Ground model outputs by providing authoritative context: document retrieval, structured knowledge APIs, calculators, or code execution. Constrain the model to use those sources for claims.

  • Retrieval-augmented generation: attach top-k relevant docs and require inline citations.
  • Use external tools: calculators for numeric claims, search APIs for factual checks, or databases for entity resolution.
  • Enforce “source-first” rules: any factual statement must cite a retrieved doc or explicit tool result.

Prompt constraint example: “Only assert facts that appear in the provided documents; include [doc-id,page] for each claim.”

Build automated tests and consistency checks

Treat model outputs like code: create unit tests and integration checks that run automatically on each change or deployment.

  • Unit tests: validate individual fields, numeric ranges, and required citations.
  • Regression tests: store known-good prompts and expected outputs; detect drift over time.
  • Consistency checks: ensure repeated queries produce stable answers or flag instability.

Example checks:

  • Numeric sanity: totals equal sums of parts.
  • Date sanity: start date ≤ end date, chronological ordering of events.
  • Cross-field: referenced entity IDs match declared names.

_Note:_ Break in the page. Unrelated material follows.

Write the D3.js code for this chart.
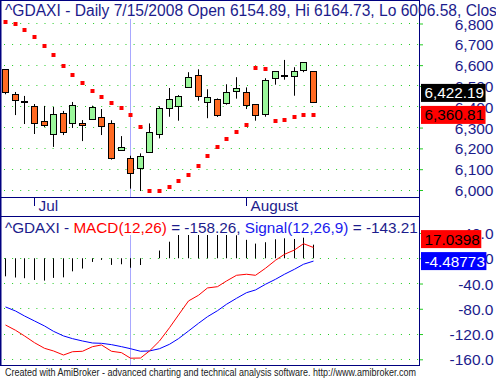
<!DOCTYPE html>
<html><head><meta charset="utf-8">
<script src="https://cdn.jsdelivr.net/npm/d3@7"></script>
<style>html,body{margin:0;padding:0;background:#fff;}svg{display:block;}</style>
</head><body><svg id="c" width="496" height="379"></svg>
<script>
// ---- data ----
const symbol = "^GDAXI";
const selectedDate = "7/15/2008";
const opens  = [6580,6460,6430,6404,6332,6270,6369,6319,6320,6338,6351,6322,6189,6154.89,6104,6181,6268,6393,6402,6493,6551,6421,6436,6415,6474,6469,6412,6362,6535,6551,6546,6575,6570];
const highs  = [6580,6471,6452,6413,6404,6399,6380,6423,6336,6405,6389,6335,6259,6164.73,6176,6320,6402,6490,6456,6566,6580,6484,6440,6508,6542,6493,6412,6537,6570,6625,6590,6614,6570];
const lows   = [6460,6360,6317,6269,6303,6207,6264,6298,6235,6338,6264,6146,6189,6006.58,5995,6181,6248,6352,6333,6493,6429,6345,6351,6410,6439,6389,6333,6352,6506,6530,6453,6566,6422.19];
const closes = [6470,6429,6430,6323,6314,6364,6280,6407,6309,6397,6309,6155,6205,6084.11,6162,6277,6393,6436,6450,6542,6450,6445,6357,6469,6489,6405,6357,6527,6570,6551,6570,6614,6422.19];
const sar    = [6806,6798,6767,6734,6690,6647,6596,6551,6513,6476,6445,6417,6393,6359,6301,5994,5994,6013,6042,6071,6114,6162,6205,6244,6277,6311,6585,6580,6330,6335,6349,6359,6360.81];
const macd   = [-105.7,-114,-123,-133.7,-142.6,-146.8,-153.2,-148,-147.3,-140,-137.3,-147.3,-149.5,-158.26,-158,-146.8,-131,-110,-89.8,-67.6,-58.6,-47,-45,-36,-27,-25.3,-27,-15.8,-3.2,6.3,13.1,23.1,17.0398];
const signal = [-77.1,-83.5,-91.4,-99.3,-107.2,-115.7,-123,-127.3,-131,-134.2,-134.7,-136.8,-140,-143.21,-147.3,-146.8,-143.2,-136.2,-127.3,-115.2,-103,-92.5,-83,-72.9,-63.4,-54.5,-50.2,-41.2,-33.3,-25.3,-17.4,-9.5,-4.48773];
const priceTicks = [6000,6100,6200,6300,6400,6500,6600,6700,6800];
const macdTicks = [40,0,-40,-80,-120,-160];
const monthLabels = ["Jul","August"];
const monthBars = [3,25];
const selectedBar = 13;
const footerText = "Created with AmiBroker - advanced charting and technical analysis software. http://www.amibroker.com";

// ---- drawing ----
const FONT = '"Liberation Sans", Arial, sans-serif';
const NAVY = "#1c1c8c";
const GRID = "#22cc22";
const svg = d3.select("#c").style("font-family", FONT);
svg.append("rect").attr("width",496).attr("height",379).attr("fill","#fff");
const defs = svg.append("defs");
defs.append("clipPath").attr("id","clipM").append("rect").attr("x",1).attr("y",235).attr("width",418).attr("height",130);
defs.append("clipPath").attr("id","clipP").append("rect").attr("x",1).attr("y",19).attr("width",418).attr("height",178);

const n = closes.length;
const x = d3.scaleLinear().domain([0, n-1]).range([5.5, 313.5]);
const cx = i => Math.round(x(i) - 0.5) + 0.5;
const yP = d3.scaleLinear().domain([6000, 6800]).range([190, 23.5]);
const yM = d3.scaleLinear().domain([-160, 40]).range([359.3, 233]);
const crisp = v => Math.round(v - 0.5) + 0.5;

// gridlines
const g = svg.append("g");
g.selectAll(".gp").data(priceTicks).join("line")
  .attr("x1",4).attr("x2",419).attr("y1",d=>crisp(yP(d))).attr("y2",d=>crisp(yP(d)))
  .attr("stroke",GRID).attr("stroke-dasharray","1,7.1");
g.selectAll(".gm").data(macdTicks.filter(d=>yM(d)>236)).join("line")
  .attr("x1",4).attr("x2",419).attr("y1",d=>crisp(yM(d))).attr("y2",d=>crisp(yM(d)))
  .attr("stroke",GRID).attr("stroke-dasharray","1,7.1");

// selected bar line
const sx = cx(selectedBar);
svg.append("line").attr("x1",sx).attr("x2",sx).attr("y1",19).attr("y2",197).attr("stroke","#a8a8ff");
svg.append("line").attr("x1",sx).attr("x2",sx).attr("y1",235).attr("y2",365).attr("stroke","#a8a8ff");

const idx = d3.range(n);
const mg = svg.append("g").attr("clip-path","url(#clipM)");
// MACD histogram
mg.append("g").selectAll("line").data(idx).join("line")
  .attr("x1",i=>cx(i)).attr("x2",i=>cx(i))
  .attr("y1",yM(0)).attr("y2",i=>yM(macd[i]-signal[i]))
  .attr("stroke","#000").attr("stroke-width",1);

// MACD + signal lines
const lineM = d3.line().x(i=>cx(i)).y(i=>yM(macd[i]));
const lineS = d3.line().x(i=>cx(i)).y(i=>yM(signal[i]));
mg.append("path").attr("d",lineS(idx)).attr("fill","none").attr("stroke","#0000ff").attr("stroke-width",1);
mg.append("path").attr("d",lineM(idx)).attr("fill","none").attr("stroke","#ff0000").attr("stroke-width",1);

// candles
const cg = svg.append("g").attr("clip-path","url(#clipP)");
cg.selectAll(".wick").data(idx).join("line")
  .attr("x1",i=>cx(i)).attr("x2",i=>cx(i))
  .attr("y1",i=>yP(highs[i])).attr("y2",i=>yP(lows[i]))
  .attr("stroke","#000");
cg.selectAll(".body").data(idx).join("rect")
  .attr("x",i=>cx(i)-3).attr("width",6)
  .attr("y",i=>Math.round(yP(Math.max(opens[i],closes[i])))+0.5)
  .attr("height",i=>Math.max(Math.round(Math.abs(yP(opens[i])-yP(closes[i]))),1))
  .attr("fill",i=>closes[i]>opens[i]?"#9af79a":(closes[i]<opens[i]?"#ff6a22":"#000"))
  .attr("stroke","#000").attr("stroke-width",1);

// SAR
svg.append("g").selectAll("rect").data(idx).join("rect")
  .attr("x",i=>cx(i)-2).attr("y",i=>Math.round(yP(sar[i]))-2)
  .attr("width",4).attr("height",4).attr("fill","#ff0000");

// frame
const fr = svg.append("g").attr("stroke","#000080").attr("fill","none");
fr.append("line").attr("x1",0).attr("x2",420).attr("y1",0.5).attr("y2",0.5);
fr.append("line").attr("x1",0.75).attr("x2",0.75).attr("y1",0).attr("y2",366).attr("stroke-width",1.5);
fr.append("line").attr("x1",419.5).attr("x2",419.5).attr("y1",0).attr("y2",366);
fr.append("line").attr("x1",0).attr("x2",420).attr("y1",197.5).attr("y2",197.5);
fr.append("line").attr("x1",0).attr("x2",420).attr("y1",216.5).attr("y2",216.5);
fr.append("line").attr("x1",0).attr("x2",420).attr("y1",365.5).attr("y2",365.5);

// right axes
function styleAxis(sel){
  sel.select(".domain").remove();
  sel.selectAll(".tick line").attr("stroke",GRID).attr("stroke-width",1);
  sel.selectAll(".tick text").attr("x",73.5).attr("text-anchor","end")
    .attr("fill",NAVY).style("font-size","15.5px").style("font-family",FONT).attr("dy","0.36em");
}
svg.append("g").attr("transform","translate(420,0)")
  .call(d3.axisRight(yP).tickValues(priceTicks).tickFormat(d3.format(",")).tickSize(3))
  .call(styleAxis);
svg.append("g").attr("transform","translate(420,0)")
  .call(d3.axisRight(yM).tickValues(macdTicks).tickFormat(d=>d===0?"0":d.toFixed(1)).tickSize(3))
  .call(styleAxis);

// bottom month axis
const xa = svg.append("g").attr("transform","translate(0,197)")
  .call(d3.axisBottom(x).tickValues(monthBars).tickFormat((d,i)=>monthLabels[i]).tickSize(9).tickSizeOuter(0));
xa.select(".domain").remove();
xa.selectAll(".tick").attr("transform",d=>`translate(${cx(d)},0)`);
xa.selectAll(".tick line").attr("stroke","#000080");
xa.selectAll(".tick text").attr("x",4).attr("y",3).attr("dy","0.71em").attr("text-anchor","start")
  .attr("fill",NAVY).style("font-size","15.3px").style("font-family",FONT);

// value label boxes
function valueBoxes(items, scale){
  items.forEach(d=>d.y=scale(d.v));
  items.sort((a,b)=>b.y-a.y);
  const h=18, gap=4; let prevTop=Infinity;
  items.forEach(d=>{
    let c=Math.min(d.y, prevTop-gap-h/2);
    d.c=c; prevTop=c-h/2;
    const gg=svg.append("g");
    const r=gg.append("rect").attr("x",421).attr("y",c-h/2).attr("height",h).attr("fill",d.bg);
    const t=gg.append("text").attr("x",424.5).attr("y",c).attr("dy","0.36em").attr("fill",d.fg)
      .style("font-size","15.3px").style("font-family",FONT).text(d.label);
    r.attr("width",t.node().getComputedTextLength()+5);
  });
}
const last = n-1;
valueBoxes([
  {v:closes[last], label:d3.format(",.2f")(closes[last]), bg:"#000000", fg:"#ffffff"},
  {v:sar[last], label:d3.format(",.2f")(sar[last]), bg:"#ff0000", fg:"#000000"}
], yP);
const p6 = v => String(+v.toPrecision(6));
valueBoxes([
  {v:macd[last], label:p6(macd[last]), bg:"#ff0000", fg:"#000000"},
  {v:signal[last], label:p6(signal[last]), bg:"#0000ff", fg:"#ffffff"}
], yM);

// titles
svg.append("text").attr("x",5).attr("y",16).style("font-size","15.6px").attr("fill",NAVY)
  .text(`${symbol} - Daily ${selectedDate} Open ${opens[selectedBar].toFixed(2)}, Hi ${highs[selectedBar].toFixed(2)}, Lo ${lows[selectedBar].toFixed(2)}, Close ${closes[selectedBar].toFixed(2)}`);
const t2 = svg.append("text").attr("x",5).attr("y",232.5).style("font-size","15.3px");
t2.append("tspan").attr("fill",NAVY).text(`${symbol} - `);
t2.append("tspan").attr("fill","#ff0000").text("MACD(12,26)");
t2.append("tspan").attr("fill",NAVY).text(` = ${macd[selectedBar].toFixed(2)}, `);
t2.append("tspan").attr("fill","#1a1aee").text("Signal(12,26,9)");
t2.append("tspan").attr("fill",NAVY).text(` = ${signal[selectedBar].toFixed(2)}`);

// footer
svg.append("text").attr("x",5).attr("y",375.5).style("font-size","10px").attr("fill","#222")
  .attr("textLength",411).attr("lengthAdjust","spacingAndGlyphs").text(footerText);
</script></body></html>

Common pitfalls and how to avoid them

  • Over-reliance on a single model — use independent generations and verifiers.
  • Unstructured prompts — enforce structured output formats to enable automation.
  • No source grounding — always attach retrievals or API responses for factual claims.
  • Long, free-form reasoning — require concise answers and short justifications.
  • Lack of automated tests — implement unit/regression tests to catch regressions early.

Implementation checklist

  • Decompose tasks into verifiable substeps and define expected outputs.
  • Adopt answer-first + concise-justification prompt pattern.
  • Generate multiple independent answers and define aggregation rules.
  • Integrate verifiers: schema, fact, and consistency checkers.
  • Use retrievals and tools; require source citations for facts.
  • Build automated unit, regression, and consistency tests.
  • Monitor disagreements and route edge cases to human review.

FAQ

Q: How many independent answers should I generate?
A: 3–5 is practical; increase if high-stakes or inconsistent.
Q: Can verifiers be smaller models?
A: Yes—smaller deterministic models or rule-based systems often suffice for schema and numeric checks.
Q: What if retrievals return conflicting sources?
A: Present conflicts explicitly, prefer primary sources, and flag for human review when primary/authoritative evidence disagrees.
Q: Are automated tests enough to prevent hallucinations?
A: They catch many classes of errors but should be paired with human review for novel or high-risk outputs.